Given data:
*****
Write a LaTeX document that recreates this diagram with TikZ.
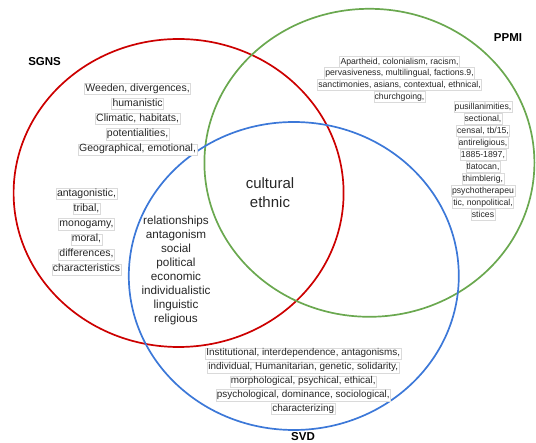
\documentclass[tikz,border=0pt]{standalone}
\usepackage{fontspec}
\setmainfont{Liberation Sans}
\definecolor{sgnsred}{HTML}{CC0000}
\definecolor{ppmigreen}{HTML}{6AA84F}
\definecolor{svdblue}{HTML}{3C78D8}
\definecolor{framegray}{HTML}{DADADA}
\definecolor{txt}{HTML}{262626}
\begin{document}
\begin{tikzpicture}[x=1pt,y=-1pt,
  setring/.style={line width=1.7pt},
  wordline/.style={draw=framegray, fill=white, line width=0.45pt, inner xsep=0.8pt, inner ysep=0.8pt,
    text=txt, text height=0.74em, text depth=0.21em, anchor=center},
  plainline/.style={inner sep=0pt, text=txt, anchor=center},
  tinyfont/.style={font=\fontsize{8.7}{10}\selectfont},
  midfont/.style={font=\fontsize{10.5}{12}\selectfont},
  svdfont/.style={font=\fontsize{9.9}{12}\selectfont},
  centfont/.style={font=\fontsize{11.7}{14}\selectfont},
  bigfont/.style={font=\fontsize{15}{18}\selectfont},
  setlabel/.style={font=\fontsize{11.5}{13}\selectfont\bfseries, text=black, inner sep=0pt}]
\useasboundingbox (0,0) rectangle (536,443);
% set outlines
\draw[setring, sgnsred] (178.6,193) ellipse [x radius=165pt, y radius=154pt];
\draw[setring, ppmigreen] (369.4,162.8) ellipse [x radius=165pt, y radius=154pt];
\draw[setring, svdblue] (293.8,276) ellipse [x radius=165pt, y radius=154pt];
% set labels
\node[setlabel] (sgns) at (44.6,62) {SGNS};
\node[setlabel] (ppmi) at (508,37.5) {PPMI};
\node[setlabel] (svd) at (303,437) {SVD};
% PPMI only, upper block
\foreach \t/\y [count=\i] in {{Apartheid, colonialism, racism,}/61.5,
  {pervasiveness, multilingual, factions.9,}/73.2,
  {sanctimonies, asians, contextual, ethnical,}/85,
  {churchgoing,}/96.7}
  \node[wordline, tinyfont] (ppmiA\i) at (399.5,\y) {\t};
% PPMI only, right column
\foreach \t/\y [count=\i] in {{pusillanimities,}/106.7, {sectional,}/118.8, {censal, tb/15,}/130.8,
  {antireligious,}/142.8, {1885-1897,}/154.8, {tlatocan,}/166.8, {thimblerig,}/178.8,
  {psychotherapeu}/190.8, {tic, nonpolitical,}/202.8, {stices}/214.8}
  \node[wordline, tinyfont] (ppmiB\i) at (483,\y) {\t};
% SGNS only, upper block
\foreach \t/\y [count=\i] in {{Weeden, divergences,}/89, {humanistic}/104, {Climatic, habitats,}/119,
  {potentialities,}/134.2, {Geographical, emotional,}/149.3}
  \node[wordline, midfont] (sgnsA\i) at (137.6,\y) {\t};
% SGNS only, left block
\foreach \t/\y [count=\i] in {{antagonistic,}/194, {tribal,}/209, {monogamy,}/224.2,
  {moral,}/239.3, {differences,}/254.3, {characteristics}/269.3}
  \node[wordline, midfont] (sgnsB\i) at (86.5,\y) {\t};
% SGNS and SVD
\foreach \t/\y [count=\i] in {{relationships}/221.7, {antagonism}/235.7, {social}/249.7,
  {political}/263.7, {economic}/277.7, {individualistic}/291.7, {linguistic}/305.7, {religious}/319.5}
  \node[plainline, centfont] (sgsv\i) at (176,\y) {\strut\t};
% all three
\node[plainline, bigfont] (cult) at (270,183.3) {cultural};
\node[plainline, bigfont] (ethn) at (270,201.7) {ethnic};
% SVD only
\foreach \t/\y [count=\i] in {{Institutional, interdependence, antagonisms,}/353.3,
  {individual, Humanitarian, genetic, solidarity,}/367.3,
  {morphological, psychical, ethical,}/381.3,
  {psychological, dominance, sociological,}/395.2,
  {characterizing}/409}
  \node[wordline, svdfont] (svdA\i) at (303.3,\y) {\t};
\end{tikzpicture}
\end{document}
*****
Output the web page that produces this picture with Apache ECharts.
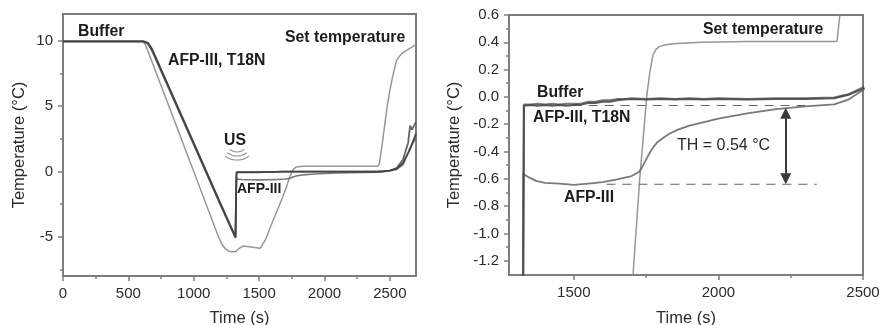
*****
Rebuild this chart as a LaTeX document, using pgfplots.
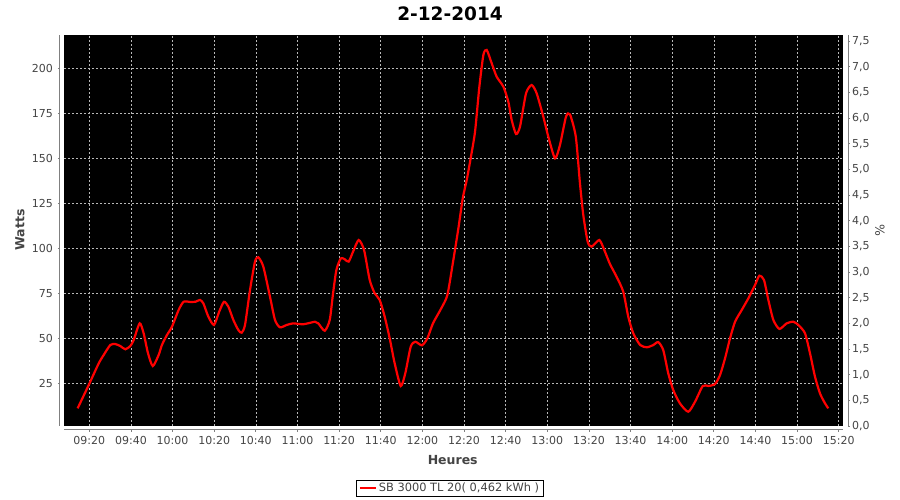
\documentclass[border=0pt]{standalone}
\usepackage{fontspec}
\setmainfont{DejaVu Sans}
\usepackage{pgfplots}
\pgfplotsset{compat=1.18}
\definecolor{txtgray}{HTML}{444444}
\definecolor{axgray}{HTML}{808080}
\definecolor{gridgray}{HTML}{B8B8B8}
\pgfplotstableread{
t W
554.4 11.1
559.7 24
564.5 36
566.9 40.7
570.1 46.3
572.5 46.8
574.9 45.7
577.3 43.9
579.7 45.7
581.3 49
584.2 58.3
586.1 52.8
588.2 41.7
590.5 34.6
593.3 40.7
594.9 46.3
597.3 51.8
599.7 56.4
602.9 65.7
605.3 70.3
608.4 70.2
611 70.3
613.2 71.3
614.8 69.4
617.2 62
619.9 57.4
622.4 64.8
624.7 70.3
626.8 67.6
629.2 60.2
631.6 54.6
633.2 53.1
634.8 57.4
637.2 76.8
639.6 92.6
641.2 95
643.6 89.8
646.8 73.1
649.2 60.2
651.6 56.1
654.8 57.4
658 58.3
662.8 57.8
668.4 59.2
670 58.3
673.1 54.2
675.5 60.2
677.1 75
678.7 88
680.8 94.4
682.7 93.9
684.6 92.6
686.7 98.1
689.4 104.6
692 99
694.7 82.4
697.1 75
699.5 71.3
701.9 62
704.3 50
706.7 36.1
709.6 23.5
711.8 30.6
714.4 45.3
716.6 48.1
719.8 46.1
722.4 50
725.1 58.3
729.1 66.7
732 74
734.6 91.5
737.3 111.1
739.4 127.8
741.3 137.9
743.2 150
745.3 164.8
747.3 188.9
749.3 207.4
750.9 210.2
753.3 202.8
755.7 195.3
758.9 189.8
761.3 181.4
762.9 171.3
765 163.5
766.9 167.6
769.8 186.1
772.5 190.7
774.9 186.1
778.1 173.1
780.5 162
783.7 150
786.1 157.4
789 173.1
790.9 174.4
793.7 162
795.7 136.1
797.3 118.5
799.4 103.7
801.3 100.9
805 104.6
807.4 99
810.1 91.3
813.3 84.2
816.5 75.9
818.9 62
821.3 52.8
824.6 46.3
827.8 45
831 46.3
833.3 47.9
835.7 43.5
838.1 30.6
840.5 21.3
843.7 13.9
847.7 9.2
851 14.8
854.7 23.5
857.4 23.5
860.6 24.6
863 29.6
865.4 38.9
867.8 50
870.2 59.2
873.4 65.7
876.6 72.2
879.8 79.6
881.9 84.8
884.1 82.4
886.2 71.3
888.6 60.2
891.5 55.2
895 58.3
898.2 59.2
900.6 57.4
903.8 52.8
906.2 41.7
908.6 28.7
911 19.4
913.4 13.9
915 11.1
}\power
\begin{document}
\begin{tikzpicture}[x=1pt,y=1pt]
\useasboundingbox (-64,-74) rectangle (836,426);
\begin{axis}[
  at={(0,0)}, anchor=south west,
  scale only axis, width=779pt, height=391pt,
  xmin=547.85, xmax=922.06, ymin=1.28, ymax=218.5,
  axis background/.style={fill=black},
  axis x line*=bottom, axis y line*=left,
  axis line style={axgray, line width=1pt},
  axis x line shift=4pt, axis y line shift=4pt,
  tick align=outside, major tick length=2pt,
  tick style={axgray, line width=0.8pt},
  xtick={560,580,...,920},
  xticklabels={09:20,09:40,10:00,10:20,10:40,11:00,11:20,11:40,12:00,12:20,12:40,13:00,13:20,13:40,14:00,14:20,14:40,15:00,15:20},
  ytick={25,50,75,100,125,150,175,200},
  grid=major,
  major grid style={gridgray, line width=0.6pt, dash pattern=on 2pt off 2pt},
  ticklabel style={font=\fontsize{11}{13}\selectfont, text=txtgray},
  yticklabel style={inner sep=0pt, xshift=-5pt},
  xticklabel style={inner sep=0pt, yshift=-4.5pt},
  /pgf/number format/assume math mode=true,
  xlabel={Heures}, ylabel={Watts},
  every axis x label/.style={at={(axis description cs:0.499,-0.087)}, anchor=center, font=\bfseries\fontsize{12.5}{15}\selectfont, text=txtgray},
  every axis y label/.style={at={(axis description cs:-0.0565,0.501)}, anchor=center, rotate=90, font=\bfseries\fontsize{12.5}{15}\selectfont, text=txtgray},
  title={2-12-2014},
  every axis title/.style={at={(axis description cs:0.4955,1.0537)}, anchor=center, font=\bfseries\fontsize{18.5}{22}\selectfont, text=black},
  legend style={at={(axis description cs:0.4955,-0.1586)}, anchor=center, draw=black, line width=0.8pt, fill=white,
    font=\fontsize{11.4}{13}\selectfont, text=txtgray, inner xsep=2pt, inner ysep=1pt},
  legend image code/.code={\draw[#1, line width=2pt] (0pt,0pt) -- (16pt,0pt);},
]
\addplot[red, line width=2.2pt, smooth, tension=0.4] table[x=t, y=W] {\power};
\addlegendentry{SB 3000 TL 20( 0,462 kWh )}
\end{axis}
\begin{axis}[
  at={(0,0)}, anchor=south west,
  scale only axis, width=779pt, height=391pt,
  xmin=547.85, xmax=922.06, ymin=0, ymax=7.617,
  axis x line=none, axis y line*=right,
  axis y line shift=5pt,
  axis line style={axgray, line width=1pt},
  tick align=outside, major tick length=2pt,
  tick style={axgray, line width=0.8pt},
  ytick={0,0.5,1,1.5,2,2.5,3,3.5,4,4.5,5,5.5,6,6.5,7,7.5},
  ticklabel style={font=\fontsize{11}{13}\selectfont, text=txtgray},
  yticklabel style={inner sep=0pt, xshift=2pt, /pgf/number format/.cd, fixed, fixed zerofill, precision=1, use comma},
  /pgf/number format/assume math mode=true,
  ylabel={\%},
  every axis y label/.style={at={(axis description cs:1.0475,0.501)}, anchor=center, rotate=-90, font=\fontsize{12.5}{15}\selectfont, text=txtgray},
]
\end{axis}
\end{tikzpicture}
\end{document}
*****
Return every line of the preceding records in which the word "that" appears.

Write a LaTeX document that recreates this diagram with TikZ.
Output the web page that produces this picture with Apache ECharts.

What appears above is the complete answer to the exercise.